In case of high risk for developing thromboembolism, antithrombotic medication such as warfarin or coumadin may be taken prophylactically. Antiplatelet drugs may also be needed.

==Treatment==
Treatment is aimed at controlling symptoms and improving the interrupted blood flow to the affected area of the body.

Medications include:
- Antithrombotic medication. These are commonly given because thromboembolism is the major cause of arterial embolism. Examples are:
  - Anticoagulants (such as warfarin or heparin) and antiplatelet medication (such as aspirin, ticlopidine, and clopidogrel) can prevent new clots from forming
  - Thrombolytics (such as streptokinase) can dissolve clots
- Painkillers given intravenously
- Vasodilators to relax and dilate blood vessels.
Appropriate drug treatments successfully produce thrombolysis and removal of the clot in 50% to 80% of all cases.
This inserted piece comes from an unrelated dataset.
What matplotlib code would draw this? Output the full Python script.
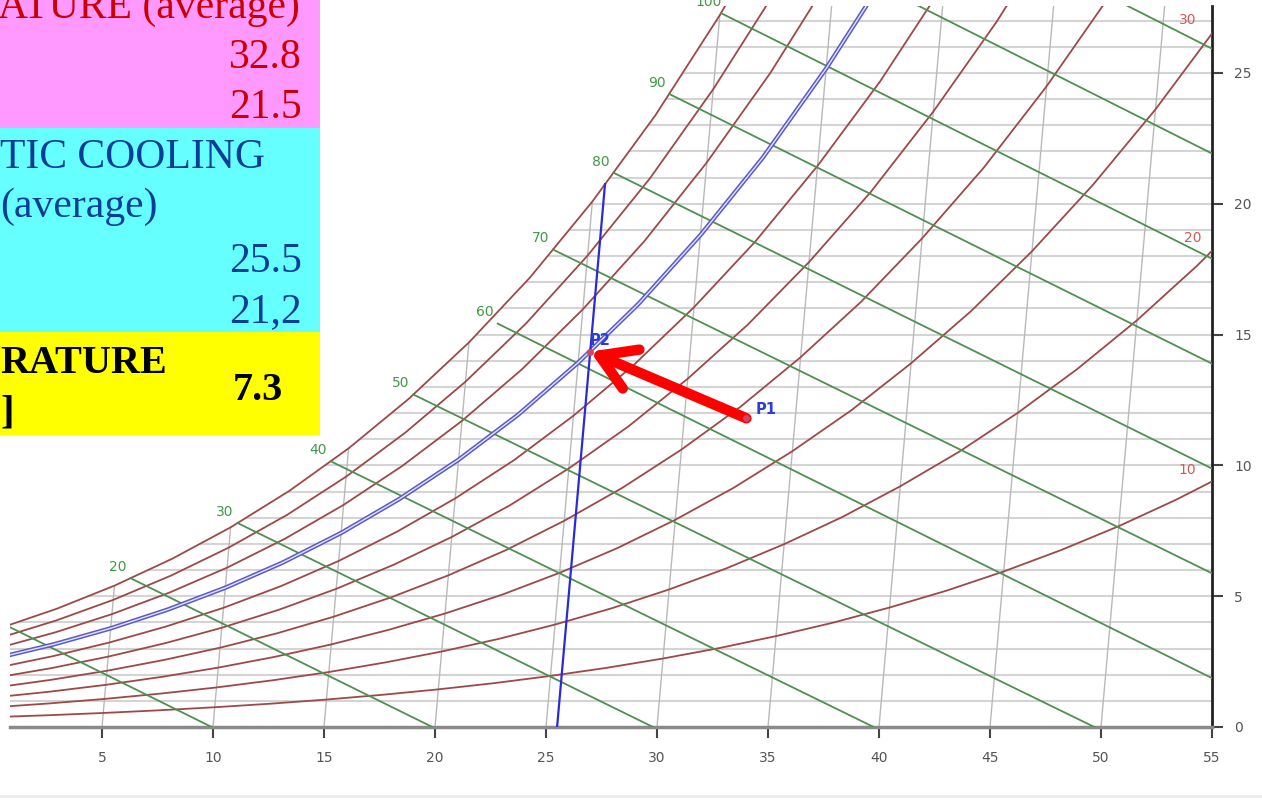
import matplotlib
matplotlib.use("Agg")
import matplotlib.pyplot as plt
from matplotlib.transforms import Affine2D
from matplotlib.patches import Rectangle
from matplotlib.lines import Line2D

# ------------------------------------------------------------------ data
T_GRID = [0.0, 2.5, 5.0, 7.5, 10.0, 12.5, 15.0, 17.5, 20.0, 22.5, 25.0, 27.5,
          30.0, 32.5, 35.0, 37.5, 40.0, 42.5, 45.0, 47.5, 50.0, 52.5, 55.0]

RH_LEVELS = [10, 20, 30, 40, 50, 60, 70, 80, 90, 100]
W_RH10 = [0.375, 0.449, 0.536, 0.638, 0.755, 0.891, 1.049, 1.231, 1.439, 1.677, 1.952, 2.262,
          2.618, 3.018, 3.475, 3.985, 4.567, 5.212, 5.946, 6.764, 7.676, 8.696, 9.829]
W_RH20 = [0.751, 0.899, 1.073, 1.276, 1.512, 1.785, 2.101, 2.467, 2.885, 3.364, 3.916, 4.541,
          5.258, 6.066, 6.989, 8.021, 9.201, 10.512, 12.008, 13.677, 15.544, 17.638, 19.974]
W_RH30 = [1.128, 1.350, 1.611, 1.917, 2.270, 2.681, 3.157, 3.708, 4.338, 5.059, 5.893, 6.837,
          7.921, 9.143, 10.542, 12.110, 13.904, 15.903, 18.187, 20.743, 23.611, 26.837, 30.450]
W_RH40 = [1.504, 1.801, 2.150, 2.558, 3.031, 3.579, 4.217, 4.954, 5.798, 6.764, 7.882, 9.149,
          10.606, 12.250, 14.136, 16.252, 18.678, 21.386, 24.488, 27.968, 31.885]
W_RH50 = [1.882, 2.253, 2.690, 3.201, 3.793, 4.481, 5.280, 6.205, 7.264, 8.478, 9.884, 11.478,
          13.314, 15.389, 17.771, 20.448, 23.524, 26.964, 30.914]
W_RH60 = [2.259, 2.706, 3.231, 3.845, 4.557, 5.385, 6.347, 7.460, 8.737, 10.201, 11.899, 13.825,
          16.046, 18.559, 21.448, 24.700, 28.444]
W_RH70 = [2.638, 3.159, 3.772, 4.490, 5.323, 6.291, 7.417, 8.721, 10.217, 11.934, 13.926, 16.189,
          18.801, 21.760, 25.167, 29.009]
W_RH80 = [3.016, 3.613, 4.315, 5.137, 6.091, 7.200, 8.491, 9.987, 11.704, 13.677, 15.967, 18.571,
          21.580, 24.993, 28.929]
W_RH90 = [3.395, 4.068, 4.859, 5.785, 6.860, 8.112, 9.569, 11.258, 13.199, 15.428, 18.021, 20.971,
          24.383, 28.259]
W_RH100 = [3.775, 4.523, 5.403, 6.435, 7.632, 9.026, 10.651, 12.534, 14.700, 17.190, 20.087, 23.388,
           27.212, 31.559]
RH_CURVES = [W_RH10, W_RH20, W_RH30, W_RH40, W_RH50, W_RH60, W_RH70, W_RH80, W_RH90, W_RH100]
RH_LABELS = ["10", "20", "30"]

H_LEVELS = [10, 20, 30, 40, 50, 60, 70, 80, 90, 100, 110, 120]
H_START_T = [0.32, 5.69, 10.29, 14.24, 17.70, 21.22, 23.42, 25.83, 28.03, 30.04, 31.86, 33.54]
H_START_W = [3.87, 5.69, 7.80, 10.16, 12.71, 15.42, 18.25, 21.19, 24.20, 27.29, 30.45, 33.65]
H_END_T = [9.94, 19.88, 29.82, 39.76, 49.70, 54.80, 54.40, 53.97, 53.55, 53.14, 52.72, 52.30]
H_END_W = [0.0, 0.0, 0.0, 0.0, 0.0, 1.87, 5.87, 9.88, 13.89, 17.90, 21.92, 25.93]
H_LABELED = [20, 30, 40, 50, 60, 70, 80, 90, 100]

ISO_T = [5, 10, 15, 20, 25, 30, 35, 40, 45, 50, 55]
ISO_TOP_W = [5.40, 7.63, 10.65, 14.70, 20.09, 27.21, 36.59, 48.90, 65.06, 86.35, 114.59]

HLINE_W = list(range(1, 28))

COOL_T = 25.5
COOL_W = [0.0, 20.75]
P1_T, P1_W = 32.8, 11.8
P2_T, P2_W = 25.5, 14.35

X_TICKS = [5, 10, 15, 20, 25, 30, 35, 40, 45, 50, 55]
Y_TICKS = [0, 5, 10, 15, 20, 25]

TABLE_ROWS = [
    # text, x_px, baseline_px, ha, color, weight
    ("ATURE (average)", 300, 18, "right", "#cc0000", "normal"),
    ("32.8", 302, 68, "right", "#cc0000", "normal"),
    ("21.5", 302, 118, "right", "#cc0000", "normal"),
    ("TIC COOLING", 0, 168, "left", "#0a3d99", "normal"),
    ("(average)", 0, 217, "left", "#0a3d99", "normal"),
    ("25.5", 302, 272, "right", "#0a3d99", "normal"),
    ("21,2", 302, 322, "right", "#0a3d99", "normal"),
    ("RATURE", 0, 373, "left", "black", "bold"),
    ("]", 0, 422, "left", "black", "bold"),
    ("7.3", 283, 400, "right", "black", "bold"),
]

# ------------------------------------------------------------------ figure
W_PX, H_PX = 1262, 800
fig = plt.figure(figsize=(W_PX / 100, H_PX / 100), dpi=100)
fig.patch.set_facecolor("white")
ax = fig.add_axes([10 / W_PX, 73 / H_PX, 1202 / W_PX, 721 / H_PX])
ax.set_facecolor("white")

C_SKEW = 0.104  # oblique dry-bulb lines of the chart
trans = Affine2D.from_values(1, 0, C_SKEW, 1, 0, 0) + ax.transData

RED = "#9e4848"
GREEN = "#4f9050"
GRID_H = "#d4d4d4"
GRID_V = "#b9b9b9"

# horizontal humidity grid
for w in HLINE_W:
    ax.axhline(w, color=GRID_H, lw=1.5, zorder=1)

# white region above saturation
mask_t = T_GRID[:len(W_RH100)] + [T_GRID[len(W_RH100) - 1], -5.0, -5.0]
mask_w = W_RH100 + [40.0, 40.0, W_RH100[0]]
ax.fill(mask_t, mask_w, color="white", lw=0, zorder=1.5, transform=trans)

# dry bulb lines
for t, wt in zip(ISO_T, ISO_TOP_W):
    ax.plot([t, t], [0, wt], color=GRID_V, lw=1.0, zorder=2, transform=trans)

# relative humidity curves
for curve in RH_CURVES:
    ax.plot(T_GRID[:len(curve)], curve, color=RED, lw=1.3, zorder=3, transform=trans)

# enthalpy lines
for h, ts, ws, te, we in zip(H_LEVELS, H_START_T, H_START_W, H_END_T, H_END_W):
    ax.plot([ts, te], [ws, we], color=GREEN, lw=1.3, zorder=3, transform=trans)
    if h in H_LABELED:
        ax.annotate(str(h), xy=(ts, ws), xycoords=trans, xytext=(-9, 8),
                    textcoords="offset points", ha="center", va="center",
                    color="#3f9a45", fontsize=10, annotation_clip=False, zorder=5)

# RH labels at right side
for lab, pos in zip(RH_LABELS, [(53.89, 9.83), (54.12, 18.7), (53.89, 27.04)]):
    ax.text(pos[0], pos[1], lab, color="#cf5a5a", fontsize=10, ha="center", va="center", zorder=5)

# 70 % curve highlighted (blue double line)
t70 = T_GRID[:len(W_RH70)]
ax.plot(t70, W_RH70, color="#5a5acc", lw=3.2, zorder=4, transform=trans)
ax.plot(t70, W_RH70, color="#e4e4ff", lw=1.0, zorder=4.1, transform=trans)

# adiabatic cooling isotherm
ax.plot([COOL_T, COOL_T], COOL_W, color="#2a2ad6", lw=1.6, zorder=4.2, transform=trans)

# arrow P1 -> P2
ax.annotate("", xy=(P2_T, P2_W), xycoords=trans, xytext=(P1_T, P1_W), textcoords=trans,
            arrowprops=dict(arrowstyle="->,head_length=0.62,head_width=0.38", color="#ff0000",
                            lw=7.5, shrinkA=0, shrinkB=0, mutation_scale=40,
                            capstyle="round", joinstyle="round"), zorder=6)

# points
for (pt, pw, lab, off) in [(P1_T, P1_W, "P1", (14, 6.5)), (P2_T, P2_W, "P2", (7, 8))]:
    ax.plot([pt], [pw], "o", ms=4, color="#d0456a", zorder=7, transform=trans)
    ax.annotate(lab, xy=(pt, pw), xycoords=trans, xytext=off, textcoords="offset points",
                ha="center", va="center", color="#2b3fd4", fontsize=10.5, fontweight="bold",
                zorder=7)

# axes styling
ax.set_xlim(0.856, 55)
ax.set_ylim(0, 27.56)
ax.set_xticks(X_TICKS)
ax.set_xticklabels([str(v) for v in X_TICKS])
ax.yaxis.tick_right()
ax.set_yticks(Y_TICKS)
ax.set_yticklabels([str(v) for v in Y_TICKS])
ax.tick_params(axis="x", direction="out", length=8, width=1.5, color="#444444",
               labelsize=10, labelcolor="#555555", pad=9)
ax.tick_params(axis="y", direction="out", length=8, width=1.5, color="#444444",
               labelsize=10, labelcolor="#555555", pad=8)
for s in ["top", "left"]:
    ax.spines[s].set_visible(False)
ax.spines["bottom"].set_color("#8a8a8a")
ax.spines["bottom"].set_linewidth(2.5)
ax.spines["right"].set_color("#222222")
ax.spines["right"].set_linewidth(2)

# table overlay
boxes = [(0, 128, "#ff99ff"), (128, 332, "#66ffff"), (332, 435, "#ffff00")]
for y0, y1, col in boxes:
    fig.add_artist(Rectangle((0, 1 - y1 / H_PX), 320 / W_PX, (y1 - y0) / H_PX,
                             transform=fig.transFigure, facecolor=col, edgecolor="none",
                             zorder=10))
for text, xp, yp, ha, col, wt in TABLE_ROWS:
    fig.text(xp / W_PX, 1 - yp / H_PX, text, ha=ha, va="baseline", color=col,
             fontsize=30 if wt == "normal" else 29, fontweight=wt,
             family="Liberation Serif", zorder=11)

fig.add_artist(Line2D([0, 1], [1 - 796 / H_PX] * 2, transform=fig.transFigure,
                      color="#ececec", lw=2, zorder=0))

fig.savefig("out.png", dpi=100, facecolor="white")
Antithrombotic agents may be administered directly onto the clot in the vessel using a flexible catheter (intra-arterial thrombolysis). Intra-arterial thrombolysis reduces thromboembolic occlusion by 95% in 50% of cases, and restores adequate blood flow in 50% to 80% of cases.

Surgical procedures include:
- Arterial bypass surgery to create another source of blood supply
- Embolectomy, to remove the embolus, with various techniques available:
  - Thromboaspiration
  - Angioplasty with balloon catheterization with or without implanting a stent Balloon catheterization or open embolectomy surgery reduces mortality by nearly 50% and the need for limb amputation by approximately 35%.
  - Embolectomy by open surgery on the artery

If extensive necrosis and gangrene has set in an arm or leg, the limb may have to be amputated. Limb amputation is in itself usually remarkably well-tolerated, but is associated with substantial mortality (~50%), primarily because of the severity of the diseases in patients where it is indicated.

==Prognosis==
How well a patient does depends on the location of the clot and to what extent the clot has blocked blood flow. Arterial embolism can be serious if not treated promptly.
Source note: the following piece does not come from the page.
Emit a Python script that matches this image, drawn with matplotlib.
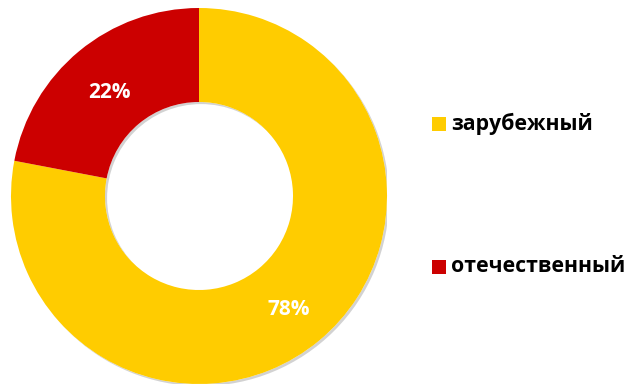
import matplotlib.pyplot as plt
from matplotlib.patches import Rectangle, Wedge
import matplotlib.patheffects as pe
import matplotlib.transforms as mtransforms

labels = ['зарубежный', 'отечественный']
values = [78, 22]
colors = ['#FFCC00', '#CC0000']

W, H = 629, 386
fig = plt.figure(figsize=(W / 100, H / 100), dpi=100)

# donut centre (199, 196) px, outer radius 188 px
cx, cy, r = 199, 196, 188
ax = fig.add_axes([(cx - r) / W, (H - cy - r) / H, 2 * r / W, 2 * r / H])

# soft shadow under the whole ring
ring = Wedge((0, 0), 1, 0, 360, width=0.5, facecolor='white', edgecolor='none', zorder=0)
ring.set_path_effects([pe.SimplePatchShadow(offset=(1.5, -1.5), alpha=0.25), pe.Normal()])
ax.add_patch(ring)

wedges, texts, autotexts = ax.pie(
    values, colors=colors, startangle=90, counterclock=False, radius=1,
    wedgeprops=dict(width=0.5, linewidth=0),
    autopct='%d%%', pctdistance=0.75,
    textprops=dict(color='white', fontsize=15, fontweight='bold', family='Open Sans'))
# nudge the percentage labels down a few pixels
shift = mtransforms.ScaledTranslation(0, -5 / 100, fig.dpi_scale_trans)
for t in autotexts:
    t.set_transform(t.get_transform() + shift)
ax.set_xlim(-1, 1)
ax.set_ylim(-1, 1)
ax.set_aspect('equal')
ax.axis('off')

# legend drawn by hand, square + label
leg_y = [124, 267]
for lab, col, y in zip(labels, colors, leg_y):
    fig.add_artist(Rectangle((432 / W, (H - y - 7) / H), 14 / W, 14 / H,
                             transform=fig.transFigure, facecolor=col, edgecolor='none'))
    fig.text(451 / W, (H - y) / H, lab, fontsize=15.3, fontweight='bold',
             family='Open Sans', va='center', ha='left', color='black')

fig.savefig('out.png', dpi=100)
Without treatment, it has a 25% to 30% mortality rate. The affected area can be permanently damaged, and up to approximately 25% of cases require amputation of an affected extremity. Arterial emboli may recur even after successful treatment.

==Complications==
Possible complications of arterial embolism depend on the site of the obstruction:
- In the heart it can cause myocardial infarction
- In the brain, it can cause a transient ischemic attack (TIA), and, in prolonged blood obstruction, stroke.
- Blockage of arteries that supply arms or legs may result in necrosis and gangrene
- Temporary or permanent decrease or loss of other organ functions
- In septic embolism, there can be infection of the affected tissue or even septic shock, potentially leading to gangrene and sepsis

==Epidemiology==
In the United States, approximately 550,000 people die each year from heart-related arterial embolism and thrombosis. Approximately 250,000 of these individuals are female, and approximately 100,000 of all these deaths are considered premature, that is, prior to the age of average life expectancy.